-- begin Given information --

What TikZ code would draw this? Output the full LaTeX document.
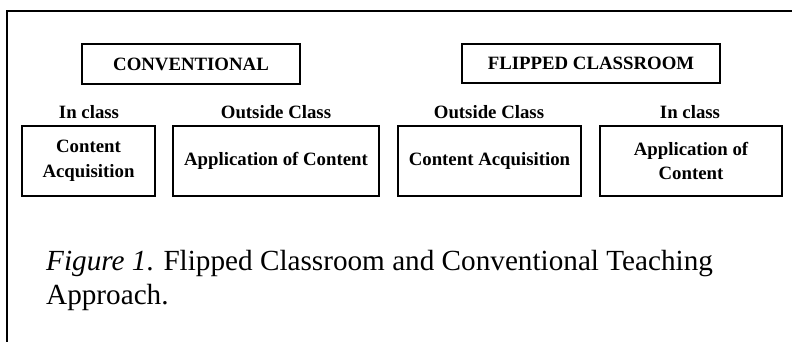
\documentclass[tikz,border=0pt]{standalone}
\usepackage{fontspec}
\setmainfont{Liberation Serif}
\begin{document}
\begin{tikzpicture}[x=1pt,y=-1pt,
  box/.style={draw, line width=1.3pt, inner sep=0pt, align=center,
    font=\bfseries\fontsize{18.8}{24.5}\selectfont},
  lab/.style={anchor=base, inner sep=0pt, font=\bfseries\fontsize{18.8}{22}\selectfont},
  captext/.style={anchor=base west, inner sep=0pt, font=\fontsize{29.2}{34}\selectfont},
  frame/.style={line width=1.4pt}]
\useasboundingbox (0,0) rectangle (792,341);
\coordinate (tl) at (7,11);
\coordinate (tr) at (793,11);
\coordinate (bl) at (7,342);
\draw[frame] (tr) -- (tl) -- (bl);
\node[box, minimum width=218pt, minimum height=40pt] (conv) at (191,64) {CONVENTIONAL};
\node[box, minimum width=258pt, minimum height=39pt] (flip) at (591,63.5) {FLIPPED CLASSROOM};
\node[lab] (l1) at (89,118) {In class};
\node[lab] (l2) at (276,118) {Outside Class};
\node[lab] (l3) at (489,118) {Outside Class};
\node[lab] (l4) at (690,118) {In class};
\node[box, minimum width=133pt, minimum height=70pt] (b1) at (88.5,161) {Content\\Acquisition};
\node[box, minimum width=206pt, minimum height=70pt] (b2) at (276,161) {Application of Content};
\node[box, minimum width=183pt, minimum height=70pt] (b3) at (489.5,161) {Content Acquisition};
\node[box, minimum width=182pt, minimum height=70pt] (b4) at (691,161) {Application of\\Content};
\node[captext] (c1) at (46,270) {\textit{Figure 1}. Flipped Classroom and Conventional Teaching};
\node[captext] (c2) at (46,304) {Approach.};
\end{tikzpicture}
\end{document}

-- end Given information --

__Given request__:
Copy out all of the material exactly as written, without its pictures.

__Written answer__:
What TikZ code would draw this? Output the full LaTeX document.
\documentclass[tikz,border=0pt]{standalone}
\usepackage{fontspec}
\setmainfont{Liberation Serif}
\begin{document}
\begin{tikzpicture}[x=1pt,y=-1pt,
  box/.style={draw, line width=1.3pt, inner sep=0pt, align=center,
    font=\bfseries\fontsize{18.8}{24.5}\selectfont},
  lab/.style={anchor=base, inner sep=0pt, font=\bfseries\fontsize{18.8}{22}\selectfont},
  captext/.style={anchor=base west, inner sep=0pt, font=\fontsize{29.2}{34}\selectfont},
  frame/.style={line width=1.4pt}]
\useasboundingbox (0,0) rectangle (792,341);
\coordinate (tl) at (7,11);
\coordinate (tr) at (793,11);
\coordinate (bl) at (7,342);
\draw[frame] (tr) -- (tl) -- (bl);
\node[box, minimum width=218pt, minimum height=40pt] (conv) at (191,64) {CONVENTIONAL};
\node[box, minimum width=258pt, minimum height=39pt] (flip) at (591,63.5) {FLIPPED CLASSROOM};
\node[lab] (l1) at (89,118) {In class};
\node[lab] (l2) at (276,118) {Outside Class};
\node[lab] (l3) at (489,118) {Outside Class};
\node[lab] (l4) at (690,118) {In class};
\node[box, minimum width=133pt, minimum height=70pt] (b1) at (88.5,161) {Content\\Acquisition};
\node[box, minimum width=206pt, minimum height=70pt] (b2) at (276,161) {Application of Content};
\node[box, minimum width=183pt, minimum height=70pt] (b3) at (489.5,161) {Content Acquisition};
\node[box, minimum width=182pt, minimum height=70pt] (b4) at (691,161) {Application of\\Content};
\node[captext] (c1) at (46,270) {\textit{Figure 1}. Flipped Classroom and Conventional Teaching};
\node[captext] (c2) at (46,304) {Approach.};
\end{tikzpicture}
\end{document}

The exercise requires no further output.